Le colonel Mamadi Doumbouya n’est pas du genre à se payer de mot. Il vient de le démontrer, en lançant une croisade sans merci contre les empires financiers, soupçonnés de collusion avec le pouvoir déchu. Cette opération « main propre », lancée sans tambour ni trompette, qui n’épargne pas non plus les responsables des régies financières et les gestionnaires de toutes les entités publiques, première du genre en Guinée, un pays pauvre, gangréné par la corruption, pourrait permettre de renflouer les caisses de l’État, obérées par des déprédations en do majeur.
Le président du Conseil national du rassemblement pour le développement (CNRD) n’est pas du genre à jouer petit bras. Le colonel Doumbouya ne fait pas non plus dans l’esbroufe ni les effets d’annonce. Comme tout bon légionnaire, il adore mettre la main dans le cambouis.
Et parmi les défis dantesques qu’il entend relever, à la faveur de cette transition, figure en bonne place la moralisation de l’administration publique.
Et c’est tête baissée, qu’il a décidé de foncer contre le « système » de cleptocratie, érigé en mode de gouvernance, depuis des lustres par une élite politico-militaire. Avec la complicité du monde des affaires, rompu dans l’art du blanchiment de capitaux volés.
A l’allure où va le train, on peut dire sans risque de se tromper que les jours de cette pieuvre, qui a survécu au CNDD et au régime permissif d’Alpha Condé, sont dorénavant comptés.
Il a fallu l’avènement d’un homme très dévoué à la Guinée, pour démythifier cette oligarchie corrompue.
Pour lancer les hostilités contre les fossoyeurs de notre économie, le colonel a procédé par un effet de surprise, en gelant tous les comptes des pontes du régime, au lendemain du putsch du 05 septembre.
Dans cette foulée, les secrétaires généraux des ministères, chargés d’exécuter les affaires courantes et les DAF, ainsi que les Directeurs généraux des régies financières, passeront sous les fourches caudines de la junte. Pour un état des lieux de nos finances.
Des cadres hors-sol sommés de rendre gorge. Mais pas qu’eux.

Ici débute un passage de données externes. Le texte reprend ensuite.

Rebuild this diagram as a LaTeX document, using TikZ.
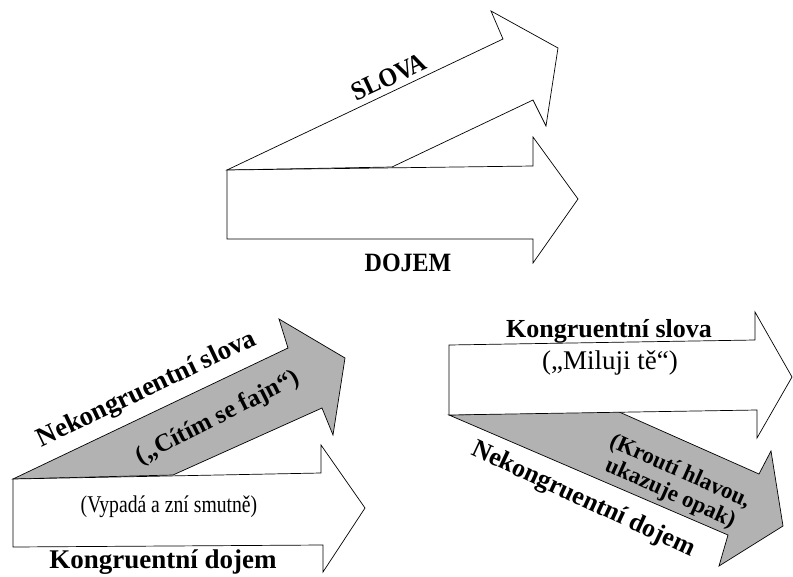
\documentclass[tikz,border=0pt]{standalone}
\usepackage{fontspec}
\setmainfont{Liberation Serif}
\begin{document}
\begin{tikzpicture}[x=1pt,y=-1pt,
  arrowshape/.style={draw=black, line width=0.7pt, line join=miter},
  whitearrow/.style={arrowshape, fill=white},
  grayarrow/.style={arrowshape, fill=black!30},
  biglabel/.style={font=\fontsize{24}{28}\selectfont\bfseries, inner sep=0pt},
  boldlabel/.style={font=\fontsize{27}{30}\selectfont\bfseries, inner sep=0pt},
  boldsmall/.style={font=\fontsize{23}{24}\selectfont\bfseries, inner sep=0pt, align=center},
  plainlabel/.style={font=\fontsize{24}{28}\selectfont, inner sep=0pt}]
\useasboundingbox (0,0) rectangle (793,576);
\fill[white] (0,0) rectangle (793,576);

% top pair
\draw[whitearrow] (227,170) -- (503,39) -- (491,11) -- (558,48) -- (546,126) -- (533,100) -- (392,167) -- cycle;
\draw[whitearrow] (227,170) -- (533,166) -- (533,137) -- (578,199) -- (533,263) -- (533,239) -- (227,239) -- cycle;
\node[biglabel, rotate=25, yscale=1.1] (slova) at (389,77) {SLOVA};
\node[biglabel, yscale=1.1] (dojem) at (408,263) {DOJEM};

% bottom left pair
\draw[grayarrow] (13,479) -- (288,348) -- (279,319) -- (345,358) -- (333,435) -- (322,408) -- (173,475) -- cycle;
\draw[whitearrow] (13,479) -- (321,473) -- (321,445) -- (365,508) -- (323,572) -- (323,545) -- (13,547) -- cycle;
\node[boldlabel, rotate=25.5] (nslova) at (147,390) {Nekongruentní slova};
\node[boldsmall, font=\fontsize{25}{26}\selectfont\bfseries, rotate=27] (fajn) at (218,418) {(„Cítím se fajn“)};
\node[plainlabel, xscale=0.82] (smutne) at (169,507) {(Vypadá a zní smutně)};
\node[boldlabel, anchor=base] (kdojem) at (163,568) {Kongruentní dojem};

% bottom right pair
\draw[grayarrow] (449,415) -- (617,411) -- (759,474) -- (771,451) -- (783,526) -- (719,566) -- (728,535) -- cycle;
\draw[whitearrow] (449,345) -- (755,340) -- (755,312) -- (792,377) -- (757,438) -- (757,410) -- (449,415) -- cycle;
\node[boldlabel, font=\fontsize{26}{30}\selectfont\bfseries, anchor=base] (kslova) at (609,337) {Kongruentní slova};
\node[plainlabel, font=\fontsize{27}{30}\selectfont] (miluji) at (610,363) {(„Miluji tě“)};
\node[boldsmall, rotate=-24] (krouti) at (675,483) {(Kroutí hlavou,\\ukazuje opak)};
\node[boldlabel, font=\fontsize{26}{30}\selectfont\bfseries, rotate=-25] (ndojem) at (583,500) {Nekongruentní dojem};
\end{tikzpicture}
\end{document}
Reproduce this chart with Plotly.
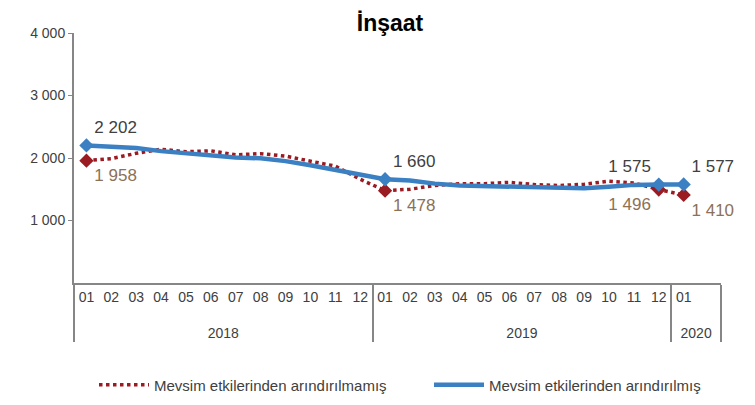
import plotly.graph_objects as go

# kategoriler (son kategori boş: 2020 grubunun genişliği için)
years = ["2018"] * 12 + ["2019"] * 12 + ["2020"] * 2
months = ["01", "02", "03", "04", "05", "06", "07", "08", "09", "10", "11", "12",
          "01", "02", "03", "04", "05", "06", "07", "08", "09", "10", "11", "12",
          "01", " "]

# Mevsim etkilerinden arındırılmamış
ham = [1958, 1990, 2075, 2140, 2100, 2115, 2050, 2070, 2030, 1945, 1870, 1660,
       1478, 1500, 1560, 1590, 1590, 1610, 1575, 1560, 1580, 1630, 1600, 1496,
       1410, None]

# Mevsim etkilerinden arındırılmış
arindirilmis = [2202, 2185, 2160, 2110, 2075, 2045, 2010, 1995, 1950, 1885, 1815, 1730,
                1660, 1640, 1590, 1560, 1550, 1545, 1535, 1520, 1515, 1540, 1570, 1575,
                1577, None]

y_ticks = [1000, 2000, 3000, 4000]

# etiketli noktalar
etiket_idx = [0, 12, 23, 24]
ham_pos = ["bottom right", "bottom right", "bottom left", "bottom right"]
ari_pos = ["top right", "top right", "top left", "top right"]

font = "Liberation Sans, Arial, sans-serif"
kirmizi = "#9b1b22"
mavi = "#3a80c3"
W, H = 755, 405
off = 8  # sayfa gövdesinin kenar boşluğu


def fmt(v):
    return f"{v:,}".replace(",", " ")


# yıl etiketini bir satır aşağı itmek için
yil_etiket = ["<br>" + y for y in years]

fig = go.Figure()

# çizgiler
fig.add_trace(go.Scatter(x=[yil_etiket, months], y=ham, mode="lines",
                         name="Mevsim etkilerinden arındırılmamış", legend="legend",
                         line=dict(color=kirmizi, width=3.5, dash="dot")))
fig.add_trace(go.Scatter(x=[yil_etiket, months], y=arindirilmis, mode="lines",
                         name="Mevsim etkilerinden arındırılmış", legend="legend2",
                         line=dict(color=mavi, width=4.5)))

# etiketler
fig.add_trace(go.Scatter(
    x=[[yil_etiket[i] for i in etiket_idx], [months[i] for i in etiket_idx]],
    y=[ham[i] for i in etiket_idx], mode="markers+text", cliponaxis=False,
    text=[fmt(ham[i]) for i in etiket_idx], textposition=ham_pos,
    textfont=dict(size=17, color="#8d7156", family=font),
    marker=dict(symbol="diamond", size=11, color=kirmizi), showlegend=False))
fig.add_trace(go.Scatter(
    x=[[yil_etiket[i] for i in etiket_idx], [months[i] for i in etiket_idx]],
    y=[arindirilmis[i] for i in etiket_idx], mode="markers+text", cliponaxis=False,
    text=[fmt(arindirilmis[i]) for i in etiket_idx], textposition=ari_pos,
    textfont=dict(size=17, color="#404040", family=font),
    marker=dict(symbol="diamond", size=11, color=mavi), showlegend=False))

leg = dict(orientation="h", xref="container", yref="container", xanchor="left",
           y=1 - (385 - off) / H, yanchor="middle", itemwidth=50,
           font=dict(size=15, color="#404040", family=font))

fig.update_layout(
    template="none",
    width=W, height=H,
    margin=dict(l=74 - off, r=W - (721 - off), t=33 - off, b=H - (283 - off),
                autoexpand=False),
    paper_bgcolor="white", plot_bgcolor="white",
    separators=", ",
    font=dict(family=font, color="#404040"),
    title=dict(text="<b>İnşaat</b>", x=(390 - off) / W, xref="container", xanchor="center",
               y=1 - (23 - off) / H, yref="container", yanchor="middle",
               font=dict(size=23, color="black", family=font)),
    legend=dict(leg, x=(94 - off) / W),
    legend2=dict(leg, x=(429 - off) / W),
)

fig.update_xaxes(type="multicategory", range=[-0.5, 25.5],
                 showline=True, linecolor="#868686", linewidth=2,
                 showgrid=False, ticks="",
                 showdividers=True, dividercolor="#868686", dividerwidth=2,
                 tickfont=dict(size=14, color="#404040", family=font))
fig.update_yaxes(range=[0, 4000], tickvals=y_ticks, tickformat=",",
                 showline=True, linecolor="#868686", linewidth=2,
                 ticks="outside", ticklen=4, tickcolor="#868686",
                 showgrid=False, zeroline=False,
                 tickfont=dict(size=14, color="#404040", family=font))

fig.write_html("out.html")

Car l’épée de Damoclès judiciaire plane aussi au-dessus de certains magnats, dont les accointances avec l’ancien régime, faisaient d’eux des intouchables.
C’est le cas de Kabinet Sylla, ancien intendant de la présidence, devenue la cible d’une junte sourcilleuse. Les compagnies minières comme la Société Minière de Boké (SMB) ne sont pas non plus en reste dans cette opération « main propre ».
Pour éclairer l’opinion sur le combat qui est en train d’être mené contre les cols blancs, le Secrétaire général de la Présidence de la République, le colonel Amara Camara, l’un des maillons forts de la junte a profité d’une conférence tenue le samedi dernier, pour lever un coin du voile sur la Loi de finances rectificative 2021. Dont l’adoption avait provoqué une levée de boucliers au sein de l’opinion.
Le colonel Camara, qui a pointé du doigt de nombreuses irrégularités décelées dans cette LFR, a aussi juré que la junte confondra tous ceux qui se rendront coupables de concussion ou de déprédation. Surtout ces sorties massives d’argent, à la faveur du dégel des comptes, autorisé récemment par le CNRD.
Une brèche dans laquelle s’étaient engouffrés des gestionnaires à la petite semaine, à leur risque et péril.